As parents grapple with these problems, they should remember the Lord’s teaching that we leave the ninety and nine and go out into the wilderness to rescue the lost sheep.

 President Thomas S. Monson has called for a loving crusade to rescue our brothers and sisters who are wandering in the wilderness of apathy or ignorance.

 These teachings require continued loving concern, which surely requires continued loving associations.
Parents should also remember the Lord’s frequent teaching that “whom the Lord loveth he chasteneth” (Hebrews 12:6).

  In his conference talk on tolerance and love, Elder Russell M. Nelson taught that “real love for the sinner may compel courageous confrontation—not acquiescence! Real love does not support self-destructing behavior.”

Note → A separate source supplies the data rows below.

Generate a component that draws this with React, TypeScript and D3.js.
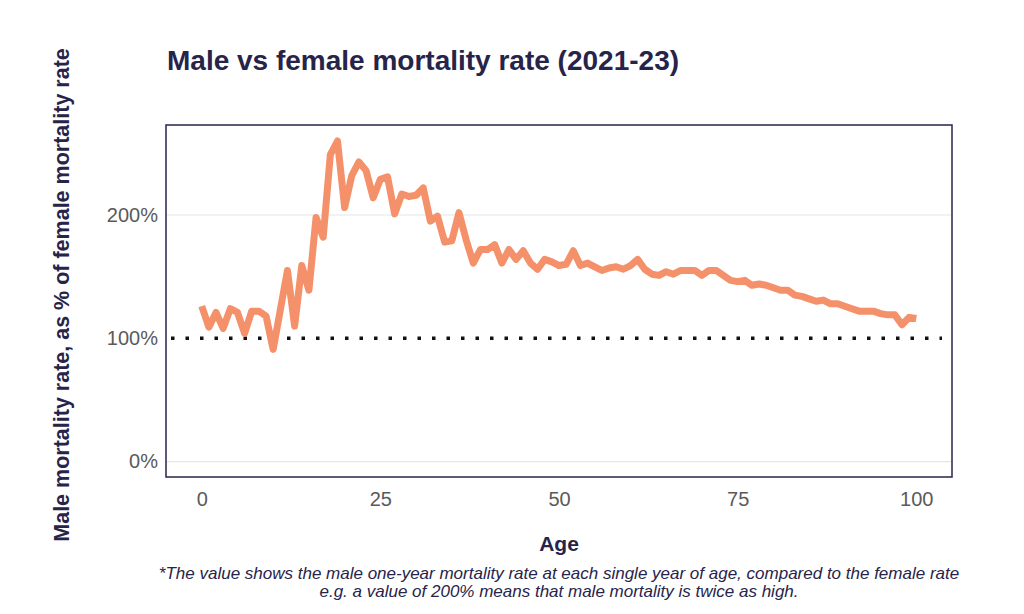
import React, { useRef, useEffect } from "react";
import * as d3 from "d3";

// Male mortality rate as % of female rate, single year of age 0-100
const ages = d3.range(0, 101);
const ratio = [
  126, 109, 121, 108, 124, 121, 104, 122, 122, 118,
  91, 123, 155, 110, 159, 139, 198, 182, 249, 260,
  206, 232, 243, 236, 214, 229, 231, 201, 217, 215,
  216, 222, 195, 199, 178, 179, 202, 180, 161, 172,
  172, 176, 161, 172, 164, 171, 161, 156, 164, 162,
  159, 160, 171, 159, 161, 158, 155, 157, 158, 156,
  159, 164, 156, 152, 151, 154, 152, 155, 155, 155,
  151, 155, 155, 151, 147, 146, 147, 143, 144, 143,
  141, 139, 139, 135, 134, 132, 130, 131, 128, 128,
  126, 124, 122, 122, 122, 120, 119, 119, 111, 117,
  116,
];
const xTicks = [0, 25, 50, 75, 100];
const yTicks = [0, 100, 200];

const navy = "#27244a";
const sans = "'Liberation Sans', Arial, sans-serif";

const App = () => {
  const ref = useRef<SVGSVGElement | null>(null);

  useEffect(() => {
    const frame = { left: 166, right: 952, top: 125, bottom: 477 };

    const svg = d3.select(ref.current);
    svg.selectAll("*").remove();

    const x = d3.scaleLinear().domain([-5, 105]).range([frame.left, frame.right]);
    const y = d3.scaleLinear().domain([-12.5, 273]).range([frame.bottom, frame.top]);

    // Title
    svg.append("text")
      .attr("x", 167)
      .attr("y", 70)
      .attr("fill", navy)
      .attr("font-family", sans)
      .attr("font-weight", "bold")
      .attr("font-size", 28)
      .text("Male vs female mortality rate (2021-23)");

    // Gridlines
    svg.append("g")
      .selectAll("line")
      .data(yTicks.filter((t) => t !== 100))
      .join("line")
      .attr("x1", frame.left)
      .attr("x2", frame.right)
      .attr("y1", (d) => y(d))
      .attr("y2", (d) => y(d))
      .attr("stroke", "#e6e6e6")
      .attr("stroke-width", 1.2);

    // 100% reference
    svg.append("line")
      .attr("x1", frame.left + 5)
      .attr("x2", frame.right - 10)
      .attr("y1", y(100))
      .attr("y2", y(100))
      .attr("stroke", "#111")
      .attr("stroke-width", 3.5)
      .attr("stroke-dasharray", "3.5 11");

    // Line
    const line = d3
      .line<number>()
      .x((_, i) => x(ages[i]))
      .y((d) => y(d));

    svg.append("path")
      .datum(ratio)
      .attr("fill", "none")
      .attr("stroke", "#f4916a")
      .attr("stroke-width", 7)
      .attr("stroke-linejoin", "round")
      .attr("d", line);

    // Frame
    svg.append("rect")
      .attr("x", frame.left)
      .attr("y", frame.top)
      .attr("width", frame.right - frame.left)
      .attr("height", frame.bottom - frame.top)
      .attr("fill", "none")
      .attr("stroke", navy)
      .attr("stroke-width", 1.5);

    // Y axis
    const yAxis = svg.append("g")
      .attr("transform", `translate(${frame.left - 5},0)`)
      .call(d3.axisLeft(y).tickValues(yTicks).tickSize(0).tickFormat((d) => `${d}%`));
    yAxis.select(".domain").remove();
    yAxis.selectAll("text")
      .attr("fill", "#5a5a5a")
      .attr("font-family", sans)
      .attr("font-size", 20);

    // X axis
    const xAxis = svg.append("g")
      .attr("transform", `translate(0,${frame.bottom + 8})`)
      .call(d3.axisBottom(x).tickValues(xTicks).tickSize(0));
    xAxis.select(".domain").remove();
    xAxis.selectAll("text")
      .attr("fill", "#5a5a5a")
      .attr("font-family", sans)
      .attr("font-size", 20)
      .attr("dy", "0.9em");

    // Axis titles
    svg.append("text")
      .attr("x", (frame.left + frame.right) / 2)
      .attr("y", 551)
      .attr("text-anchor", "middle")
      .attr("fill", navy)
      .attr("font-family", sans)
      .attr("font-weight", "bold")
      .attr("font-size", 21)
      .text("Age");

    svg.append("text")
      .attr("transform", `translate(69,${(frame.top + frame.bottom) / 2 - 6}) rotate(-90)`)
      .attr("text-anchor", "middle")
      .attr("fill", navy)
      .attr("font-family", sans)
      .attr("font-weight", "bold")
      .attr("font-size", 21.5)
      .text("Male mortality rate, as % of female mortality rate");

    // Footnote
    const note = svg.append("text")
      .attr("text-anchor", "middle")
      .attr("fill", navy)
      .attr("font-family", sans)
      .attr("font-style", "italic")
      .attr("font-size", 17);
    note.append("tspan")
      .attr("x", 559)
      .attr("y", 579)
      .text("*The value shows the male one-year mortality rate at each single year of age, compared to the female rate");
    note.append("tspan")
      .attr("x", 559)
      .attr("y", 597)
      .text("e.g. a value of 200% means that male mortality is twice as high.");
  }, []);

  return (
    <div style={{ position: "absolute", left: 0, top: 0 }}>
      <svg ref={ref} width={1024} height={614} viewBox="0 0 1024 614" />
    </div>
  );
};

export default App;
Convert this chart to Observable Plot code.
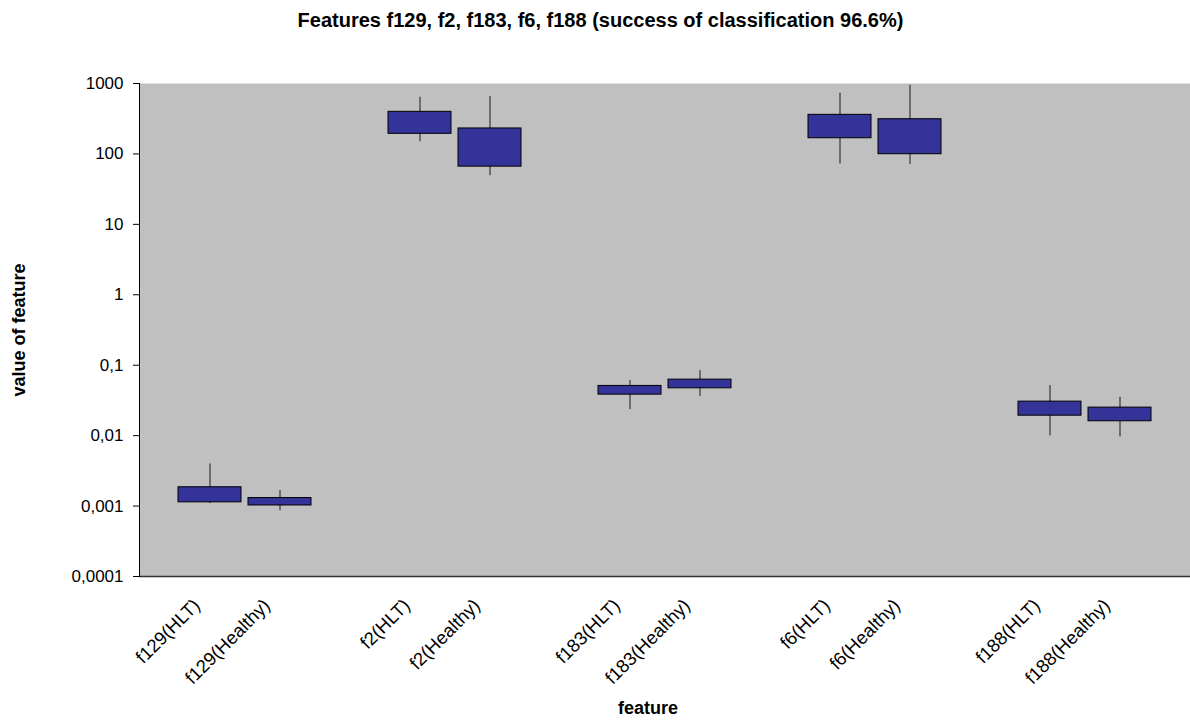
<!DOCTYPE html>
<html><head><meta charset="utf-8">
<script src="https://cdn.jsdelivr.net/npm/d3@7"></script>
<script src="https://cdn.jsdelivr.net/npm/@observablehq/plot@0.6"></script>
<style>body{margin:0;background:#fff;}</style>
</head><body><div id="chart"></div>
<script>
// Category slots (gaps between feature pairs are empty slots)
const categories = ["f129(HLT)", "f129(Healthy)", "gap1", "f2(HLT)", "f2(Healthy)", "gap2",
  "f183(HLT)", "f183(Healthy)", "gap3", "f6(HLT)", "f6(Healthy)", "gap4", "f188(HLT)", "f188(Healthy)"];
const features = ["f129(HLT)", "f129(Healthy)", "f2(HLT)", "f2(Healthy)", "f183(HLT)", "f183(Healthy)",
  "f6(HLT)", "f6(Healthy)", "f188(HLT)", "f188(Healthy)"];
const low  = [0.00109, 0.00086, 149, 49, 0.0234, 0.0361, 72, 71, 0.0099, 0.0096];
const q1   = [0.00113, 0.00102, 193, 66, 0.0382, 0.047, 167, 99, 0.0192, 0.016];
const q3   = [0.00185, 0.0013, 396, 230, 0.0508, 0.0624, 359, 311, 0.0304, 0.025];
const high = [0.00396, 0.00166, 639, 653, 0.0604, 0.0838, 728, 945, 0.0513, 0.035];
const yTicks = [0.0001, 0.001, 0.01, 0.1, 1, 10, 100, 1000];
const title = "Features f129, f2, f183, f6, f188 (success of classification 96.6%)";
const xTitle = "feature";
const yTitle = "value of feature";

const data = features.map((f, i) => ({feature: f, low: low[i], q1: q1[i], q3: q3[i], high: high[i]}));

const chart = Plot.plot({
  width: 1190, height: 722,
  marginTop: 83, marginLeft: 139, marginRight: 0, marginBottom: 146,
  style: {fontFamily: "'Liberation Sans', Arial, sans-serif", fontSize: "17px", color: "#000", background: "#fff"},
  x: {type: "band", domain: categories, range: [174, 1154], paddingInner: 0.1, paddingOuter: 0.05, axis: null},
  y: {type: "log", domain: [1e-4, 1e3], axis: null},
  marks: [
    Plot.frame({fill: "#C0C0C0"}),
    Plot.ruleX(data, {x: "feature", y1: "low", y2: "high", stroke: "#1a1a1a", strokeWidth: 1}),
    Plot.barY(data, {x: "feature", y1: "q1", y2: "q3", fill: "#333399", stroke: "#000", strokeWidth: 1}),
    Plot.ruleY([1e-4], {stroke: "#333", strokeWidth: 1.5}),
    Plot.frame({anchor: "left", stroke: "#000"}),
    Plot.axisY({ticks: yTicks, tickSize: 6, tickPadding: 10, tickFormat: d => String(d).replace(".", ","), label: null}),
    Plot.axisX({tickSize: 0, tickRotate: -45, tickPadding: 26, dx: -13, textAnchor: "end", lineAnchor: "middle",
      fontSize: 18.5, tickFormat: d => d.startsWith("gap") ? "" : d, label: null}),
    Plot.text([title], {text: d => d, frameAnchor: "top", dx: -64.5, dy: -63, lineAnchor: "middle", textAnchor: "middle",
      fontWeight: "bold", fontSize: 20}),
    Plot.text([yTitle], {text: d => d, frameAnchor: "left", dx: -120, rotate: -90, textAnchor: "middle", lineAnchor: "middle",
      fontWeight: "bold", fontSize: 18}),
    Plot.text([xTitle], {text: d => d, frameAnchor: "bottom", dx: -17, dy: 132, textAnchor: "middle", lineAnchor: "middle",
      fontWeight: "bold", fontSize: 18})
  ]
});
document.getElementById("chart").appendChild(chart);
</script>
</body></html>
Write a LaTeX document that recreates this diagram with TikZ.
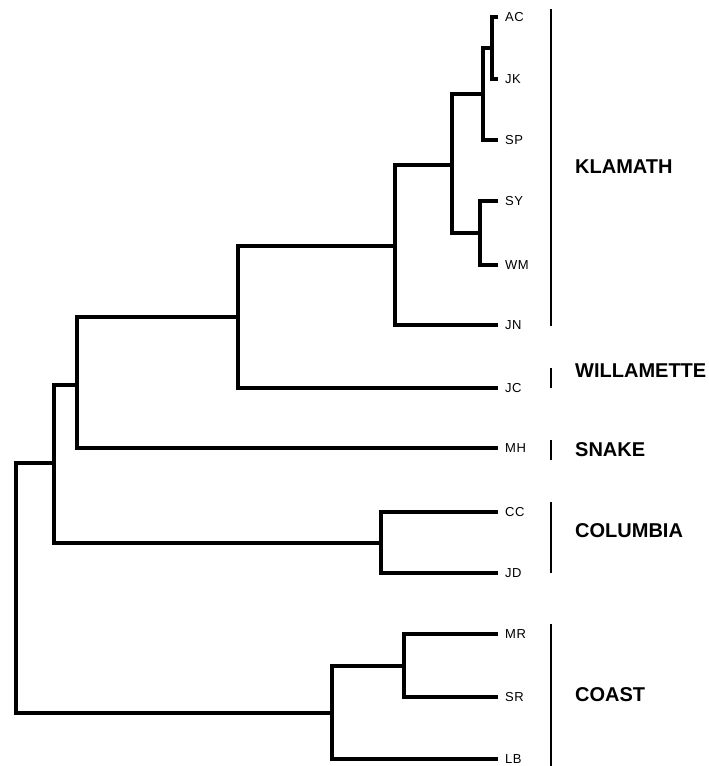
\documentclass[tikz,border=0pt]{standalone}
\usepackage{fontspec}
\setmainfont{Liberation Sans}
\newfontfamily\folhafont[LetterSpace=4]{Liberation Sans}

\begin{document}
\begin{tikzpicture}[x=1pt, y=-1pt,
    ramo/.style={line width=3.4pt, line join=miter},
    barra/.style={line width=2pt},
    folha/.style={anchor=west, inner sep=0pt, xshift=7pt, font=\folhafont\fontsize{13}{15}\selectfont},
    grupo/.style={anchor=west, inner sep=0pt, font=\bfseries\fontsize{20}{24}\selectfont}]
    \useasboundingbox (0,0) rectangle (709,766);
    % folhas com rótulos
    \foreach \n/\y in {AC/17, JK/79, SP/140, SY/201, WM/265, JN/325, JC/388,
                       MH/448, CC/512, JD/573, MR/634, SR/697, LB/759} {
      \coordinate (\n) at (498,\y);
      \node[folha] (t\n) at (\n) {\n};
    }
    % nós internos
    \coordinate (n1) at (492,48);
    \coordinate (n2) at (483,94);
    \coordinate (n3) at (480,233);
    \coordinate (n4) at (452,165);
    \coordinate (n5) at (395,246);
    \coordinate (n6) at (238,317);
    \coordinate (n7) at (77,385);
    \coordinate (n8) at (381,543);
    \coordinate (n9) at (54,463);
    \coordinate (n10) at (404,666);
    \coordinate (n11) at (332,713);
    \coordinate (n12) at (16,588);
    % ramos da árvore
    \draw[ramo] (AC) -| (n1) |- (JK);
    \draw[ramo] (n1) -| (n2) |- (SP);
    \draw[ramo] (SY) -| (n3) |- (WM);
    \draw[ramo] (n2) -| (n4) |- (n3);
    \draw[ramo] (n4) -| (n5) |- (JN);
    \draw[ramo] (n5) -| (n6) |- (JC);
    \draw[ramo] (n6) -| (n7) |- (MH);
    \draw[ramo] (CC) -| (n8) |- (JD);
    \draw[ramo] (n7) -| (n9) |- (n8);
    \draw[ramo] (MR) -| (n10) |- (SR);
    \draw[ramo] (n10) -| (n11) |- (LB);
    \draw[ramo] (n9) -| (n12) |- (n11);
    % barras e nomes das bacias
    \draw[barra] (551,9) -- (551,326);
    \node[grupo] (klamath) at (575,167) {KLAMATH};
    \draw[barra] (551,368) -- (551,388);
    \node[grupo] (willamette) at (575,371) {WILLAMETTE};
    \draw[barra] (551,440) -- (551,460);
    \node[grupo] (snake) at (575,449.5) {SNAKE};
    \draw[barra] (551,502) -- (551,573);
    \node[grupo] (columbia) at (575,531) {COLUMBIA};
    \draw[barra] (551,624) -- (551,766);
    \node[grupo] (coast) at (575,695) {COAST};
\end{tikzpicture}
\end{document}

Wherever the line is drawn between the power of love and the force of law, the breaking of commandments is certain to impact loving family relationships. Jesus taught:
“Suppose ye that I am come to give peace on earth? I tell you, Nay; but rather division:
“For from henceforth there shall be five in one house divided, three against two, and two against three.
“The father shall be divided against the son, and the son against the father; the mother against the daughter, and the daughter against the mother” (Luke 12:51–53).
This sobering teaching reminds us that when family members are not united in striving to keep the commandments of God, there will be divisions. We do all that we can to avoid impairing loving relationships, but sometimes it happens after all we can do.

In the midst of such stress, we must endure the reality that the straying of our loved ones will detract from our happiness, but it should not detract from our love for one another or our patient efforts to be united in understanding God’s love and God’s laws.

I testify of the truth of these things, which are part of the plan of salvation and the doctrine of Christ, of whom I testify in the name of Jesus Christ, amen.